1. Motion and Feedback

Notice the new Audio().play() and the animate-bounce-short classes in the example. These aren’t “extra” features; they are the core experience. Real-time feedback should feel tactile. When a number changes, it should slide, pulse, or glow.

2. The “Time-to-Dough” Metric

Intermediate dashboards track “Total Revenue.” Expert dashboards track “Velocity.” Add a component that shows “Revenue in the last 60 minutes.” This gives you immediate feedback on whether your latest post on social media actually moved the needle.

3. Contextual Intelligence

Don’t just show the dollar amount. Link the revenue event to the action that caused it. Did this sale come from the v3-landing-page or the v2-refactor? By passing a metadata tag from Stripe through your Edge Function to your dashboard, you can see which “vibe” is converting best.


Best Practices & Tips for Intermediate Dashboards

Security: Protect the Revenue Stream

  • Webhook Signing: Never trust a POST request to your /webhooks endpoint without verifying the signature header provided by your payment provider.
  • Row-Level Security (RLS): In Supabase, ensure that your revenue_events table is not readable by the public.
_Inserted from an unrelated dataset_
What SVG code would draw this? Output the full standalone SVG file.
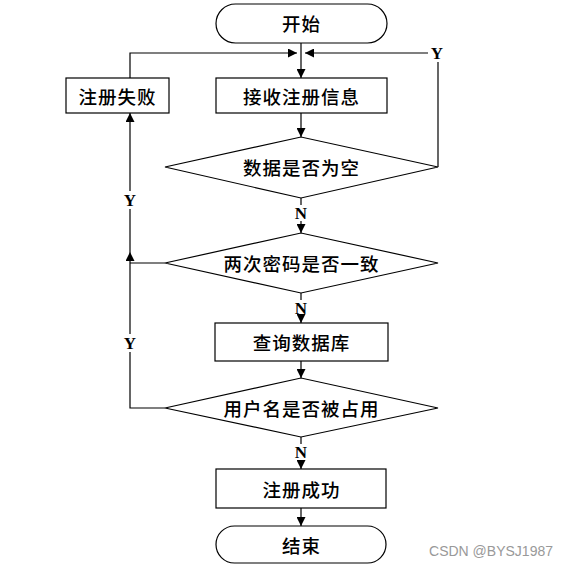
<svg xmlns="http://www.w3.org/2000/svg" width="569" height="574" viewBox="0 0 569 574">
<style>
.s{fill:#fff;stroke:#000;stroke-width:1.2}
.t{font-family:"Noto Sans CJK SC","Noto Sans",sans-serif;font-size:18.5px;font-weight:500;letter-spacing:1px;text-anchor:middle;dominant-baseline:central;fill:#000}
.l{font-family:"Liberation Serif",serif;font-size:17px;font-weight:bold;text-anchor:middle;dominant-baseline:central;fill:#000}
.c{fill:none;stroke:#000;stroke-width:1.2}
</style>
<defs>
<marker id="a" viewBox="0 0 10 10" refX="10" refY="5" markerWidth="9" markerHeight="9" markerUnits="userSpaceOnUse" orient="auto">
<path d="M0,0L10,5L0,10z" fill="#000"/>
</marker>
</defs>
<rect width="569" height="574" fill="#fff"/>
<g id="connectors">
<path class="c" d="M301,43V78" marker-end="url(#a)"/>
<path class="c" d="M130,78V53H297" marker-end="url(#a)"/>
<path class="c" d="M438,167V62"/>
<path class="c" d="M428,53H305" marker-end="url(#a)"/>
<path class="c" d="M301,113V137" marker-end="url(#a)"/>
<path class="c" d="M301,198V205"/>
<path class="c" d="M301,221V233" marker-end="url(#a)"/>
<path class="c" d="M301,293V300"/>
<path class="c" d="M301,316V323" marker-end="url(#a)"/>
<path class="c" d="M301,361V378" marker-end="url(#a)"/>
<path class="c" d="M301,437V444"/>
<path class="c" d="M301,460V469" marker-end="url(#a)"/>
<path class="c" d="M301,508V526" marker-end="url(#a)"/>
<path class="c" d="M165,408H130V352"/>
<path class="c" d="M130,334V252" marker-end="url(#a)"/>
<path class="c" d="M165,263H130"/>
<path class="c" d="M130,252V209"/>
<path class="c" d="M130,191V113" marker-end="url(#a)"/>
<text class="l" x="437" y="53">Y</text>
<text class="l" x="130" y="200">Y</text>
<text class="l" x="130" y="343">Y</text>
<text class="l" x="301" y="213">N</text>
<text class="l" x="301" y="308">N</text>
<text class="l" x="301" y="452">N</text>
</g>
<g id="start"><rect class="s" x="216" y="4" width="171" height="39" rx="19.5"/><text class="t" x="301.5" y="23">开始</text></g>
<g id="fail"><rect class="s" x="66" y="78" width="103" height="35"/><text class="t" x="117.5" y="95.5">注册失败</text></g>
<g id="receive"><rect class="s" x="216" y="78" width="171" height="35"/><text class="t" x="301.5" y="95.5">接收注册信息</text></g>
<g id="empty"><path class="s" d="M165,167L301,137L438,167L301,198z"/><text class="t" x="301.5" y="167">数据是否为空</text></g>
<g id="pwd"><path class="s" d="M165,263L301,233L438,263L301,293z"/><text class="t" x="301.5" y="263">两次密码是否一致</text></g>
<g id="query"><rect class="s" x="215" y="323" width="173" height="38"/><text class="t" x="301.5" y="342">查询数据库</text></g>
<g id="taken"><path class="s" d="M165,408L301,378L438,408L301,437z"/><text class="t" x="301.5" y="408">用户名是否被占用</text></g>
<g id="success"><rect class="s" x="216" y="469" width="170" height="39"/><text class="t" x="301.5" y="488.5">注册成功</text></g>
<g id="end"><rect class="s" x="216" y="526" width="170" height="37" rx="18.5"/><text class="t" x="301.5" y="544.5">结束</text></g>
<text x="553" y="556" font-family="Liberation Sans,sans-serif" font-size="14" fill="#999" text-anchor="end">CSDN @BYSJ1987</text>
</svg>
Only your authenticated dashboard user should have access.
  • Environment Variables: Never hardcode Stripe keys or Supabase secrets. Use wrangler secret put for Cloudflare or the Supabase dashboard for env vars.

Performance: Don’t Crash Your Dashboard

  • Aggregation vs. Raw Data: If you have 10,000 sales, fetching every row to calculate the total on the frontend will be slow. Use a PostgreSQL View or a Database Function to pre-calculate the sum and subscribe to the result of that function.
  • Debouncing Updates: If you are lucky enough to be getting 50 sales per second, your UI will flicker uncontrollably. Use a “buffer” to collect updates over 500ms and apply them in one smooth animation.

The “Ghost” Sale Problem (Idempotency)

Payment providers sometimes send the same webhook twice. If your dashboard logic just says setTotal(prev + new), you will double-count revenue.

  • Fix: Store the Stripe session_id in your database with a UNIQUE constraint. If the Edge Function tries to insert the same ID twice, the database will reject it, keeping your dashboard accurate.

Conclusion: Revenue as Fuel

Building a real-time revenue dashboard is often dismissed as a “vanity project.” In reality, it is the ultimate “Vibe Coding” tool. It removes the latency between your work and the market’s response.

When you see a number jump in real-time because of a code change you made five minutes ago, the psychological reward loop becomes addictive. You stop guessing. You stop “hope-marketing.” You start operating with the precision of a trader and the creativity of an artist.

Stop refreshing Stripe. Build your cockpit. See the vibe. Ship the future.